We know nothing these days of what Thoreau would call a "rigid economy." We know, instead, that the way to stimulate the economy is to get people to spend more--and if this means encouraging them to spend more than they make via credit cards, second mortgages, and the like, or if it means sending them a "bonus" check for $600 (which the government doesn't really have, either), then so be it, since this spending will provide jobs for other people who will then spend their wages (plus whatever they can borrow), too. And so we busy ourselves in making and advertising and transporting and selling and buying and using and discarding a bunch of shit that absolutely nobody needs.

We live too fast. We are infatuated with the newest, the fastest, the best--we are always out with the old and in with the new, when we should be asking what was wrong with the old. Or, what's more, we should be asking if we really even needed the old.

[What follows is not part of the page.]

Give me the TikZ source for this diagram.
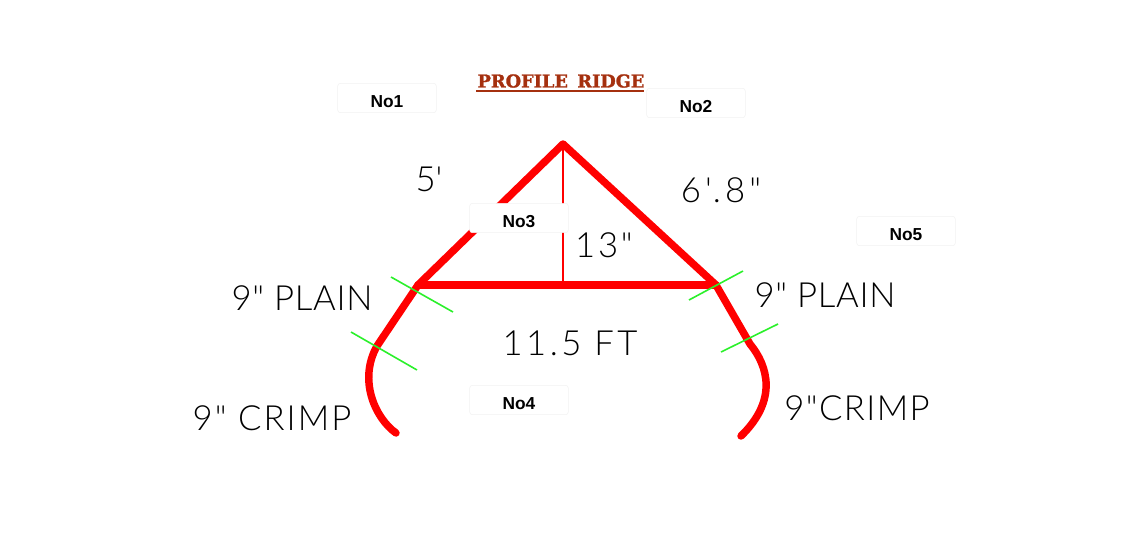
\documentclass[tikz,border=0pt]{standalone}
\usepackage{fontspec}
\setmainfont{Liberation Sans}
\newfontfamily\handfont{Lato Light}
\newfontfamily\titlefont[FakeBold=1.5]{DejaVu Serif Bold}
\definecolor{titlebrown}{HTML}{A5300F}
\definecolor{tickgreen}{HTML}{2BF02B}
\tikzset{
	profile/.style = {draw=red, line width=5.6pt, line cap=round, line join=round},
	brace/.style   = {draw=red, line width=1.3pt},
	tick/.style    = {draw=tickgreen, line width=1.2pt},
	nobox/.style   = {draw=black!5, fill=white, rounded corners=2pt, minimum width=74pt, minimum height=22pt, inner sep=0pt, text height=13.5pt, text depth=0pt, font=\fontsize{13}{14}\selectfont\bfseries},
	dim/.style     = {font=\fontsize{26}{28}\selectfont\handfont, text=black, inner sep=0pt},
	spaced/.style  = {execute at begin node=\addfontfeature{LetterSpace=#1}}
}
\begin{document}
\begin{tikzpicture}[x=0.75pt, y=-0.75pt]
	\useasboundingbox (0,0) rectangle (1138,544);
	% profile points
	\coordinate (apex)   at (563,144);
	\coordinate (baseL)  at (418,285);
	\coordinate (baseR)  at (716,285);
	\coordinate (baseM)  at (563,285);
	\coordinate (lowL)   at (377,346);
	\coordinate (lowR)   at (750,344);
	\coordinate (endL)   at (396,433);
	\coordinate (endR)   at (741,436);
	\draw [brace]   (apex) -- (baseM);
	\draw [profile] (endL) .. controls (375,418) and (358,380) .. (lowL) -- (baseL) -- (apex) -- (baseR) -- (lowR) .. controls (768,366) and (778,400) .. (endR);
	\draw [profile] (baseL) -- (baseR);
	% ticks
	\coordinate (t1a) at (391,277); \coordinate (t1b) at (453,312);
	\coordinate (t2a) at (351,332); \coordinate (t2b) at (417,370);
	\coordinate (t3a) at (689,300); \coordinate (t3b) at (743,271);
	\coordinate (t4a) at (721,352); \coordinate (t4b) at (778,324);
	\draw [tick] (t1a) -- (t1b);
	\draw [tick] (t2a) -- (t2b);
	\draw [tick] (t3a) -- (t3b);
	\draw [tick] (t4a) -- (t4b);
	% title
	\node (title) [inner sep=0pt, text=titlebrown, font=\fontsize{13.3}{16}\selectfont\titlefont] at (561,81) {PROFILE\hspace{7pt}RIDGE};
	\draw [titlebrown, line width=0.9pt] (476,91) -- (644,91);
	% boxes
	\node (no1) [nobox] at (387,98)  {No1};
	\node (no2) [nobox] at (696,103) {No2};
	\node (no3) [nobox] at (519,218) {No3};
	\node (no4) [nobox] at (519,400) {No4};
	\node (no5) [nobox] at (906,231) {No5};
	% sizes
	\node (side1)  [dim] at (429,179) {5'};
	\node (side2)  [dim, spaced=12] at (721,190) {6'.8"};
	\node (rise)   [dim, spaced=8] at (604,245) {13"};
	\node (plainL) [dim, spaced=2] at (302,298) {9" PLAIN};
	\node (plainR) [dim, spaced=2] at (825,295) {9" PLAIN};
	\node (width)  [dim, spaced=10] at (570,343) {11.5 FT};
	\node (crimpL) [dim, spaced=6] at (272,418) {9" CRIMP};
	\node (crimpR) [dim, spaced=4] at (857,408) {9"CRIMP};
\end{tikzpicture}
\end{document}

Thoreau's question is a good one: "But if we stay home and mind our business, who will want railroads?" A simple and a contemplative life--one in which we spend time "tinkering upon our lives to improve them"--does not grow the economy.

In times of national crisis, even, times when we should be considering and debating the course of action our country should take, our leaders (such as they are) encourage us not to think or discuss, but to spend: to travel, to buy, to borrow, to work, to spend, to consume. It is not important to our leaders that we determine what is right; it is instead important that we do what is profitable--profitable not to our characters, but in dollars and cents only.

And in the process, our lives are consumed by soon-to-be-discarded gadgets and by the work we must do to earn wages to pay for them.

We should ask: can we really afford it?

1 comment:

Jess said...

Your blog often reminds me a of a really good indie album--the kind that leaves me convinced that great stuff isn't getting the audience it deserves.

And the cool thing about indie artists is that they keep putting their stuff out there whether the audience deserves it or not.

There is something so anti-market/consumer relationship about this that I think you might be on to something.